• **Exercise requirements**: Return the data exactly, with all pictures removed.

━━ Material provided ━━

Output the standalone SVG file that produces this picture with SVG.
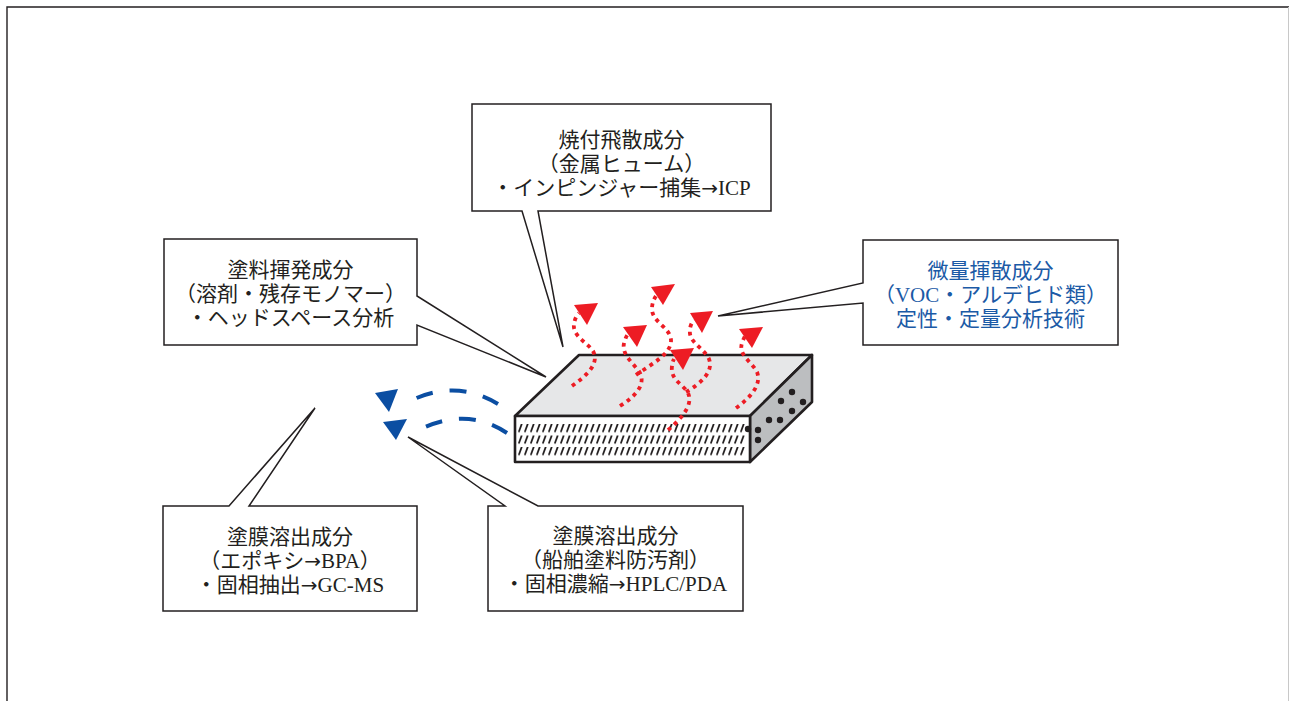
<svg xmlns="http://www.w3.org/2000/svg" width="1291" height="701" viewBox="0 0 1291 701">
  <style>
    .frame { fill: none; stroke: #231f20; stroke-width: 1.4; }
    .callout { fill: #ffffff; stroke: #231f20; stroke-width: 1.5; stroke-linejoin: miter; }
    .label { font-family: "Liberation Serif", "Noto Sans CJK JP", serif; font-size: 21px; fill: #231f20; text-anchor: middle; }
    .label.blue { fill: #1b5aa6; }
    .arrow { font-family: "DejaVu Sans", sans-serif; font-size: 20px; }
    .edge { stroke: #231f20; stroke-width: 2.6; stroke-linejoin: round; }
    .vapor { fill: none; stroke: #ed1c24; stroke-width: 3.8; stroke-dasharray: 3.8 4.4; }
    .vaporhead { fill: #ed1c24; }
    .leach { fill: none; stroke: #0b4ea2; stroke-width: 4; stroke-dasharray: 17 17; }
    .leachhead { fill: #0b4ea2; }
    .dot { fill: #231f20; }
  </style>
  <defs>
    <!-- slanted slots on the front face of the coated panel -->
    <pattern id="slots" patternUnits="userSpaceOnUse" x="518" y="424" width="6" height="11.5">
      <line x1="1" y1="7.4" x2="3.6" y2="0.4" stroke="#231f20" stroke-width="1.8" stroke-linecap="round"/>
    </pattern>
  </defs>

  <!-- page frame -->
  <path class="frame" d="M7,701 V7 H1289"/>
  <line x1="1288.5" y1="7" x2="1288.5" y2="701" stroke="#c8c8c8" stroke-width="1"/>

  <!-- coated panel -->
  <g id="panel">
    <polygon class="edge" fill="#e6e7e8" points="515,416 579,355 812,355 750,416"/>
    <polygon class="edge" fill="#bcbec0" points="750,416 812,355 812,402 750,462"/>
    <rect class="edge" fill="#ffffff" x="515" y="416" width="235" height="46"/>
    <rect x="518" y="424" width="227" height="32" fill="url(#slots)"/>
    <circle class="dot" cx="792" cy="392" r="3.2"/>
    <circle class="dot" cx="781" cy="401" r="3.2"/>
    <circle class="dot" cx="803" cy="402" r="3.2"/>
    <circle class="dot" cx="792" cy="411" r="3.2"/>
    <circle class="dot" cx="769" cy="420" r="3.2"/>
    <circle class="dot" cx="780" cy="420" r="3.2"/>
    <circle class="dot" cx="748" cy="429" r="3.2"/>
    <circle class="dot" cx="758" cy="430" r="3.2"/>
    <circle class="dot" cx="758" cy="440" r="3.2"/>
  </g>

  <!-- emissions from the panel -->
  <g id="connectors">
    <!-- volatile release (red, wavy) -->
    <path class="vapor" d="M572,386 C586,376 600,364 593,351 C588,343 572,336 574,324 C575,318 577,315 579,313"/>
    <polygon class="vaporhead" points="574,305 598,303 587,325"/>
    <path class="vapor" d="M620,406 C636,396 648,383 638,370 C630,360 620,352 625,340 C626,337 627,335 629,333"/>
    <polygon class="vaporhead" points="623,327 647,325 637,347"/>
    <path class="vapor" d="M636,375 C650,365 672,354 671,340 C670,327 652,322 652,309 C652,303 654,299 656,296"/>
    <polygon class="vaporhead" points="651,287 675,284 663,305"/>
    <path class="vapor" d="M686,392 C700,384 714,372 709,359 C704,348 688,342 690,330 C690,326 692,322 694,320"/>
    <polygon class="vaporhead" points="690,313 713,311 702,333"/>
    <path class="vapor" d="M668,430 C680,420 694,405 688,393 C684,385 670,380 672,366 C672,363 673,361 674,359"/>
    <polygon class="vaporhead" points="670,350 694,348 683,370"/>
    <path class="vapor" d="M736,408 C750,398 762,385 757,372 C752,362 738,355 742,343 C743,340 744,338 745,336"/>
    <polygon class="vaporhead" points="739,329 763,327 752,348"/>

    <!-- leaching into water (blue, dashed) -->
    <path class="leach" d="M498,404 Q455,378 408,402"/>
    <polygon class="leachhead" points="375,393 398,389 389,412"/>
    <path class="leach" d="M507,433 Q465,405 415,432"/>
    <polygon class="leachhead" points="383,422 407,419 396,440"/>
  </g>

  <!-- callouts -->
  <g id="baked-fume">
    <path class="callout" d="M472,104 H771 V211 H538 L563,347 L522,211 H472 Z"/>
    <text class="label" x="621.5" y="147">焼付飛散成分</text>
    <text class="label" x="621.5" y="171">（金属ヒューム）</text>
    <text class="label" x="621.5" y="195">・インピンジャー捕集<tspan class="arrow">→</tspan>ICP</text>
  </g>

  <g id="paint-volatiles">
    <path class="callout" d="M164,239 H417 V296 L546,377 L417,325 V345 H164 Z"/>
    <text class="label" x="290.5" y="277">塗料揮発成分</text>
    <text class="label" x="290.5" y="301">（溶剤・残存モノマー）</text>
    <text class="label" x="290.5" y="325">・ヘッドスペース分析</text>
  </g>

  <g id="trace-volatiles">
    <path class="callout" d="M863,240 H1118 V345 H863 V303 L718,316 L863,283 Z"/>
    <text class="label blue" x="990.5" y="278">微量揮散成分</text>
    <text class="label blue" x="990.5" y="302">（VOC・アルデヒド類）</text>
    <text class="label blue" x="990.5" y="326">定性・定量分析技術</text>
  </g>

  <g id="leach-epoxy">
    <path class="callout" d="M163,506 H229 L315,408 L249,506 H417 V611 H163 Z"/>
    <text class="label" x="290" y="544">塗膜溶出成分</text>
    <text class="label" x="290" y="568">（エポキシ<tspan class="arrow">→</tspan>BPA）</text>
    <text class="label" x="290" y="592">・固相抽出<tspan class="arrow">→</tspan>GC-MS</text>
  </g>

  <g id="leach-antifouling">
    <path class="callout" d="M488,506 H505 L408,437 L538,506 H743 V611 H488 Z"/>
    <text class="label" x="615.5" y="543">塗膜溶出成分</text>
    <text class="label" x="615.5" y="567">（船舶塗料防汚剤）</text>
    <text class="label" x="615.5" y="591">・固相濃縮<tspan class="arrow">→</tspan>HPLC/PDA</text>
  </g>
</svg>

━━━

• **Full solution**:
Output the standalone SVG file that produces this picture with SVG.
<svg xmlns="http://www.w3.org/2000/svg" width="1291" height="701" viewBox="0 0 1291 701">
  <style>
    .frame { fill: none; stroke: #231f20; stroke-width: 1.4; }
    .callout { fill: #ffffff; stroke: #231f20; stroke-width: 1.5; stroke-linejoin: miter; }
    .label { font-family: "Liberation Serif", "Noto Sans CJK JP", serif; font-size: 21px; fill: #231f20; text-anchor: middle; }
    .label.blue { fill: #1b5aa6; }
    .arrow { font-family: "DejaVu Sans", sans-serif; font-size: 20px; }
    .edge { stroke: #231f20; stroke-width: 2.6; stroke-linejoin: round; }
    .vapor { fill: none; stroke: #ed1c24; stroke-width: 3.8; stroke-dasharray: 3.8 4.4; }
    .vaporhead { fill: #ed1c24; }
    .leach { fill: none; stroke: #0b4ea2; stroke-width: 4; stroke-dasharray: 17 17; }
    .leachhead { fill: #0b4ea2; }
    .dot { fill: #231f20; }
  </style>
  <defs>
    <!-- slanted slots on the front face of the coated panel -->
    <pattern id="slots" patternUnits="userSpaceOnUse" x="518" y="424" width="6" height="11.5">
      <line x1="1" y1="7.4" x2="3.6" y2="0.4" stroke="#231f20" stroke-width="1.8" stroke-linecap="round"/>
    </pattern>
  </defs>

  <!-- page frame -->
  <path class="frame" d="M7,701 V7 H1289"/>
  <line x1="1288.5" y1="7" x2="1288.5" y2="701" stroke="#c8c8c8" stroke-width="1"/>

  <!-- coated panel -->
  <g id="panel">
    <polygon class="edge" fill="#e6e7e8" points="515,416 579,355 812,355 750,416"/>
    <polygon class="edge" fill="#bcbec0" points="750,416 812,355 812,402 750,462"/>
    <rect class="edge" fill="#ffffff" x="515" y="416" width="235" height="46"/>
    <rect x="518" y="424" width="227" height="32" fill="url(#slots)"/>
    <circle class="dot" cx="792" cy="392" r="3.2"/>
    <circle class="dot" cx="781" cy="401" r="3.2"/>
    <circle class="dot" cx="803" cy="402" r="3.2"/>
    <circle class="dot" cx="792" cy="411" r="3.2"/>
    <circle class="dot" cx="769" cy="420" r="3.2"/>
    <circle class="dot" cx="780" cy="420" r="3.2"/>
    <circle class="dot" cx="748" cy="429" r="3.2"/>
    <circle class="dot" cx="758" cy="430" r="3.2"/>
    <circle class="dot" cx="758" cy="440" r="3.2"/>
  </g>

  <!-- emissions from the panel -->
  <g id="connectors">
    <!-- volatile release (red, wavy) -->
    <path class="vapor" d="M572,386 C586,376 600,364 593,351 C588,343 572,336 574,324 C575,318 577,315 579,313"/>
    <polygon class="vaporhead" points="574,305 598,303 587,325"/>
    <path class="vapor" d="M620,406 C636,396 648,383 638,370 C630,360 620,352 625,340 C626,337 627,335 629,333"/>
    <polygon class="vaporhead" points="623,327 647,325 637,347"/>
    <path class="vapor" d="M636,375 C650,365 672,354 671,340 C670,327 652,322 652,309 C652,303 654,299 656,296"/>
    <polygon class="vaporhead" points="651,287 675,284 663,305"/>
    <path class="vapor" d="M686,392 C700,384 714,372 709,359 C704,348 688,342 690,330 C690,326 692,322 694,320"/>
    <polygon class="vaporhead" points="690,313 713,311 702,333"/>
    <path class="vapor" d="M668,430 C680,420 694,405 688,393 C684,385 670,380 672,366 C672,363 673,361 674,359"/>
    <polygon class="vaporhead" points="670,350 694,348 683,370"/>
    <path class="vapor" d="M736,408 C750,398 762,385 757,372 C752,362 738,355 742,343 C743,340 744,338 745,336"/>
    <polygon class="vaporhead" points="739,329 763,327 752,348"/>

    <!-- leaching into water (blue, dashed) -->
    <path class="leach" d="M498,404 Q455,378 408,402"/>
    <polygon class="leachhead" points="375,393 398,389 389,412"/>
    <path class="leach" d="M507,433 Q465,405 415,432"/>
    <polygon class="leachhead" points="383,422 407,419 396,440"/>
  </g>

  <!-- callouts -->
  <g id="baked-fume">
    <path class="callout" d="M472,104 H771 V211 H538 L563,347 L522,211 H472 Z"/>
    <text class="label" x="621.5" y="147">焼付飛散成分</text>
    <text class="label" x="621.5" y="171">（金属ヒューム）</text>
    <text class="label" x="621.5" y="195">・インピンジャー捕集<tspan class="arrow">→</tspan>ICP</text>
  </g>

  <g id="paint-volatiles">
    <path class="callout" d="M164,239 H417 V296 L546,377 L417,325 V345 H164 Z"/>
    <text class="label" x="290.5" y="277">塗料揮発成分</text>
    <text class="label" x="290.5" y="301">（溶剤・残存モノマー）</text>
    <text class="label" x="290.5" y="325">・ヘッドスペース分析</text>
  </g>

  <g id="trace-volatiles">
    <path class="callout" d="M863,240 H1118 V345 H863 V303 L718,316 L863,283 Z"/>
    <text class="label blue" x="990.5" y="278">微量揮散成分</text>
    <text class="label blue" x="990.5" y="302">（VOC・アルデヒド類）</text>
    <text class="label blue" x="990.5" y="326">定性・定量分析技術</text>
  </g>

  <g id="leach-epoxy">
    <path class="callout" d="M163,506 H229 L315,408 L249,506 H417 V611 H163 Z"/>
    <text class="label" x="290" y="544">塗膜溶出成分</text>
    <text class="label" x="290" y="568">（エポキシ<tspan class="arrow">→</tspan>BPA）</text>
    <text class="label" x="290" y="592">・固相抽出<tspan class="arrow">→</tspan>GC-MS</text>
  </g>

  <g id="leach-antifouling">
    <path class="callout" d="M488,506 H505 L408,437 L538,506 H743 V611 H488 Z"/>
    <text class="label" x="615.5" y="543">塗膜溶出成分</text>
    <text class="label" x="615.5" y="567">（船舶塗料防汚剤）</text>
    <text class="label" x="615.5" y="591">・固相濃縮<tspan class="arrow">→</tspan>HPLC/PDA</text>
  </g>
</svg>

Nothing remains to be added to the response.